*WORK TO COMPLETE:*
Start at the line holding "Clone this chart", stop at the line holding "0.5, 0.7, 0.5];", and repeat those lines exactly, both ends included; skip the pictures.

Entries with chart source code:
┌────────
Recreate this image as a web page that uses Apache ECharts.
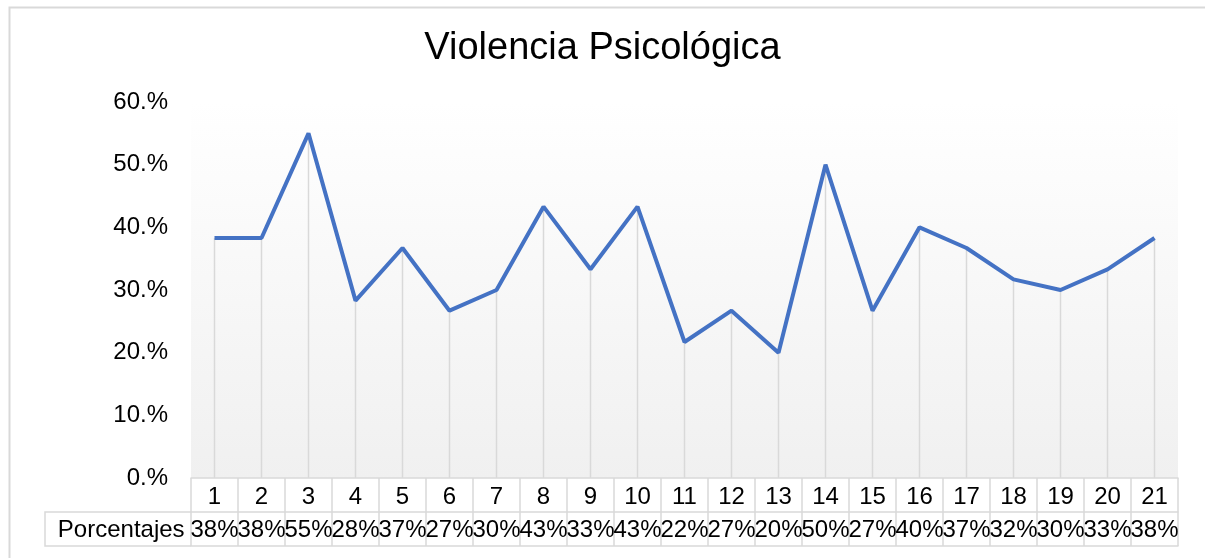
<!DOCTYPE html>
<html>
<head>
<meta charset="utf-8">
<script src="https://cdn.jsdelivr.net/npm/echarts@6/dist/echarts.min.js"></script>
<style>
    html, body { margin: 0; padding: 0; background: #fff; }
    #chart { width: 1205px; height: 558px; }
</style>
</head>
<body>
<div id="chart"></div>
<script>
// datos
const categories = ['1', '2', '3', '4', '5', '6', '7', '8', '9', '10', '11', '12', '13', '14', '15', '16', '17', '18', '19', '20', '21']
const porcentajes = [38.3, 38.3, 55, 28.3, 36.7, 26.7, 30, 43.3, 33.3, 43.3, 21.7, 26.7, 20, 50, 26.7, 40, 36.7, 31.7, 30, 33.3, 38.3]
const yTicks = [0, 10, 20, 30, 40, 50, 60]

const font = 'Liberation Sans, Arial, sans-serif'
const border = '#d9d9d9'

const chart = echarts.init(document.getElementById('chart'), null, { renderer: 'canvas' })
chart.setOption({
    animation: false,
    backgroundColor: '#fff',
    title: {
        text: 'Violencia Psicológica',
        left: 'center',
        top: 25,
        textStyle: { fontFamily: font, fontSize: 38, fontWeight: 'normal', color: '#000' }
    },
    grid: {
        left: 191,
        right: 27,
        top: 102,
        bottom: 80,
        show: true,
        borderWidth: 0,
        backgroundColor: {
            type: 'linear', x: 0, y: 0, x2: 0, y2: 1,
            colorStops: [
                { offset: 0, color: '#ffffff' },
                { offset: 1, color: '#f0f0f0' }
            ]
        }
    },
    xAxis: [
        {
            type: 'category',
            data: categories,
            boundaryGap: true,
            axisLine: { lineStyle: { color: border, width: 1.5 } },
            axisTick: { show: true, interval: 0, length: 34, lineStyle: { color: border, width: 1.5 } },
            axisLabel: { interval: 0, margin: 7, fontFamily: font, fontSize: 24, color: '#000' }
        },
        {
            type: 'category',
            data: porcentajes.map(v => Math.round(v) + '%'),
            position: 'bottom',
            offset: 34,
            boundaryGap: true,
            name: 'Porcentajes',
            nameLocation: 'start',
            nameGap: 6,
            nameTextStyle: { fontFamily: font, fontSize: 24, color: '#000', verticalAlign: 'top', padding: [6, 0, 0, 0] },
            axisLine: { lineStyle: { color: border, width: 1.5 } },
            axisTick: { show: true, interval: 0, length: 34, lineStyle: { color: border, width: 1.5 } },
            axisLabel: { interval: 0, margin: 6, fontFamily: font, fontSize: 24, color: '#000' }
        },
        {
            type: 'category',
            data: categories,
            position: 'bottom',
            offset: 68,
            axisLine: { lineStyle: { color: border, width: 1.5 } },
            axisTick: { show: false },
            axisLabel: { show: false }
        }
    ],
    yAxis: {
        type: 'value',
        min: 0,
        max: 60,
        interval: 10,
        axisLine: { show: false },
        axisTick: { show: false },
        splitLine: { show: false },
        axisLabel: {
            margin: 23,
            fontFamily: font,
            fontSize: 24,
            color: '#000',
            formatter: v => yTicks.includes(v) ? v + '.%' : ''
        }
    },
    graphic: [
        {
            type: 'rect',
            left: 7, top: 5,
            shape: { width: 1210, height: 570 },
            style: { fill: 'none', stroke: border, lineWidth: 2 },
            silent: true
        },
        {
            type: 'polyline',
            shape: { points: [[191, 512], [45, 512], [45, 546], [191, 546]] },
            style: { fill: 'none', stroke: border, lineWidth: 1.5 },
            silent: true
        }
    ],
    series: [
        {
            // lineas de caida
            type: 'bar',
            data: porcentajes,
            barWidth: 1.5,
            itemStyle: { color: border },
            z: 1
        },
        {
            name: 'Porcentajes',
            type: 'line',
            data: porcentajes,
            symbol: 'none',
            lineStyle: { color: '#4472c4', width: 4 },
            z: 3
        }
    ]
})
</script>
</body>
</html>
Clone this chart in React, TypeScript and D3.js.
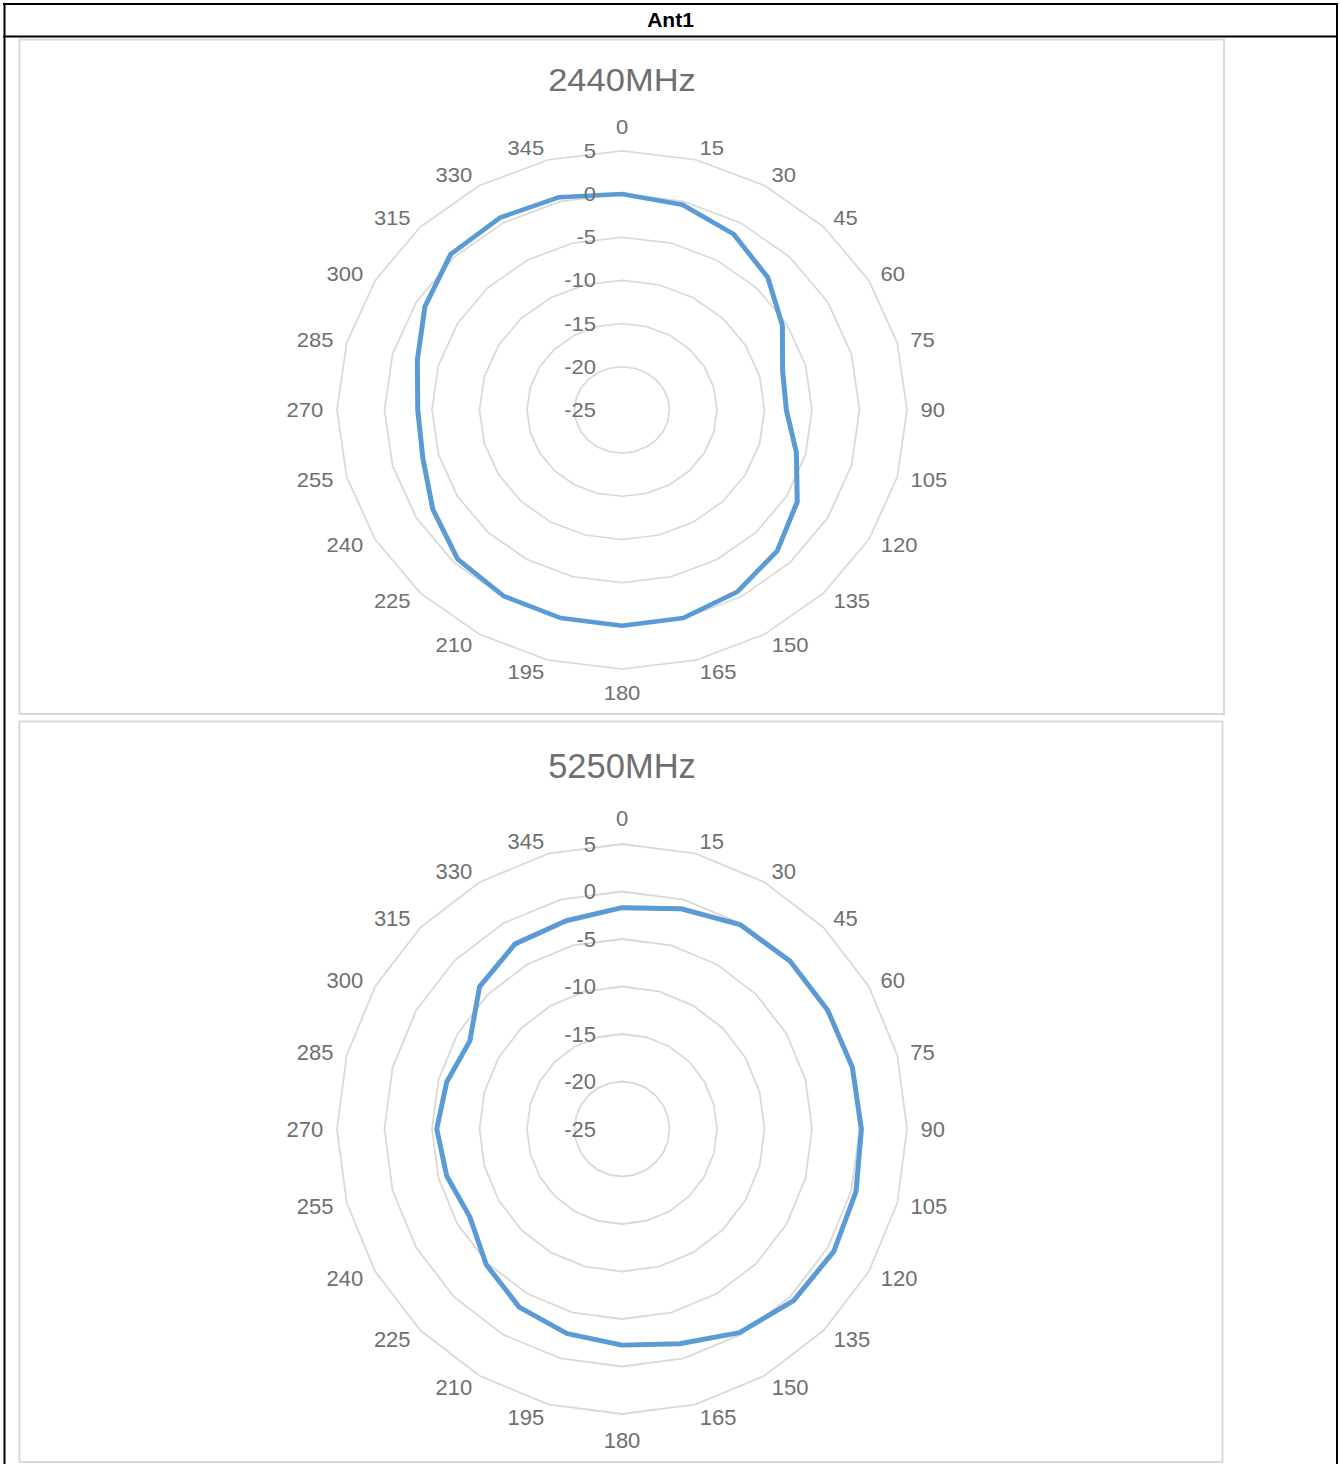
import React from 'react';
import * as d3 from 'd3';

// ---------- data ----------
const HEADER = 'Ant1';
const ANGLE_LABELS = ['0', '15', '30', '45', '60', '75', '90', '105', '120', '135', '150', '165',
  '180', '195', '210', '225', '240', '255', '270', '285', '300', '315', '330', '345'];
const RADIAL_TICKS = [5, 0, -5, -10, -15, -20, -25];
const RING_VALUES = [5, 0, -5, -10, -15, -20];
const RADIAL_DOMAIN = [-25, 5];

const TITLE_2440 = '2440MHz';
const SERIES_2440 = [0, -0.4, -1.5, -3.3, -5.5, -7.5, -7.7, -6.0, -3.7, -1.9, -0.7, -0.05,
  0, -0.05, -0.1, -0.55, -2.0, -3.3, -3.5, -2.7, -1.05, 0.5, 0.7, 0.5];

const TITLE_5250 = '5250MHz';
const SERIES_5250 = [-1.7, -1.0, -0.15, 0, 0, 0.1, 0.2, 0.5, 0.75, 0.55, -0.25, -1.6,
  -2.25, -2.7, -3.35, -4.8, -6.5, -5.9, -5.5, -5.9, -6.5, -3.8, -2.5, -2.3];

// ---------- styling ----------
const FONT = '"Liberation Sans", Arial, sans-serif';
const TEXT_COLOR = '#6f6f6f';
const GRID_COLOR = '#d9d9d9';
const LINE_COLOR = '#5b9bd5';

const R = 285;
const CX = 602.5;
const CY = 407.5;
const LABEL_FS = 22;
const DIGIT_W = 12.7;

type RadarProps = {
  x: number; y: number; w: number; h: number; sy: number;
  title: string; values: number[];
};

function Radar({ x, y, w, h, sy, title, values }: RadarProps) {
  const r = d3.scaleLinear().domain(RADIAL_DOMAIN).range([0, R]);
  const n = ANGLE_LABELS.length;
  const ang = (i: number) => (i * 2 * Math.PI) / n;
  const ring = d3.lineRadial<number>()
    .angle((_, i) => ang(i))
    .radius((d) => r(d))
    .curve(d3.curveLinearClosed);

  return (
    <g>
      <rect x={x} y={y} width={w} height={h} fill="#fff" stroke={GRID_COLOR} strokeWidth={2} />
      <g transform={`translate(${x},${y}) scale(1,${sy})`}>
        <text x={CX} y={44.5} dy="0.35em" textAnchor="middle" fontFamily={FONT}
          fontSize={34.5} fill={TEXT_COLOR}>{title}</text>
        <g transform={`translate(${CX},${CY})`}>
          {RING_VALUES.map((v) => (
            <path key={v} d={ring(ANGLE_LABELS.map(() => v)) || ''} fill="none"
              stroke={GRID_COLOR} strokeWidth={1.8} />
          ))}
          <path d={ring(values) || ''} fill="none" stroke={LINE_COLOR} strokeWidth={5}
            strokeLinejoin="round" />
          {RADIAL_TICKS.map((v) => (
            <text key={v} x={-26} y={-r(v)} dy="0.35em" textAnchor="end" fontFamily={FONT}
              fontSize={LABEL_FS} fill={TEXT_COLOR}>{String(v)}</text>
          ))}
          {ANGLE_LABELS.map((lab, i) => {
            const a = ang(i);
            const s = Math.sin(a);
            const c = Math.cos(a);
            const halfW = (lab.length * DIGIT_W) / 2;
            const base = R + 13;
            let lx = s * base;
            let ly = -c * base;
            if (Math.abs(s) > 1e-6) lx += Math.sign(s) * halfW;
            else ly += -Math.sign(c) * 13;
            return (
              <text key={lab} x={lx} y={ly} dy="0.35em" textAnchor="middle" fontFamily={FONT}
                fontSize={LABEL_FS} fill={TEXT_COLOR}>{lab}</text>
            );
          })}
        </g>
      </g>
    </g>
  );
}

export default function App() {
  const W = 1341;
  const H = 1464;
  return (
    <svg width={W} height={H} style={{ position: 'absolute', left: 0, top: 0, background: '#fff' }}>
      <rect x={0} y={0} width={W} height={H} fill="#fff" />
      {/* outer table frame */}
      <line x1={3} x2={1338} y1={4} y2={4} stroke="#000" strokeWidth={2} />
      <line x1={3} x2={1338} y1={36.5} y2={36.5} stroke="#000" strokeWidth={2} />
      <line x1={4.5} x2={4.5} y1={3} y2={H} stroke="#000" strokeWidth={2} />
      <line x1={1337} x2={1337} y1={3} y2={H} stroke="#000" strokeWidth={2} />
      <text x={670.5} y={19.5} dy="0.35em" textAnchor="middle" fontFamily={FONT} fontWeight="bold"
        fontSize={21} fill="#000">{HEADER}</text>
      <Radar x={19.5} y={39.5} w={1204.5} h={674.5} sy={0.909} title={TITLE_2440} values={SERIES_2440} />
      <Radar x={19.5} y={721.5} w={1203} h={740.5} sy={1} title={TITLE_5250} values={SERIES_5250} />
    </svg>
  );
}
└────────
*RESPONSE TO THIS EXERCISE:*
Clone this chart in React, TypeScript and D3.js.
import React from 'react';
import * as d3 from 'd3';

// ---------- data ----------
const HEADER = 'Ant1';
const ANGLE_LABELS = ['0', '15', '30', '45', '60', '75', '90', '105', '120', '135', '150', '165',
  '180', '195', '210', '225', '240', '255', '270', '285', '300', '315', '330', '345'];
const RADIAL_TICKS = [5, 0, -5, -10, -15, -20, -25];
const RING_VALUES = [5, 0, -5, -10, -15, -20];
const RADIAL_DOMAIN = [-25, 5];

const TITLE_2440 = '2440MHz';
const SERIES_2440 = [0, -0.4, -1.5, -3.3, -5.5, -7.5, -7.7, -6.0, -3.7, -1.9, -0.7, -0.05,
  0, -0.05, -0.1, -0.55, -2.0, -3.3, -3.5, -2.7, -1.05, 0.5, 0.7, 0.5];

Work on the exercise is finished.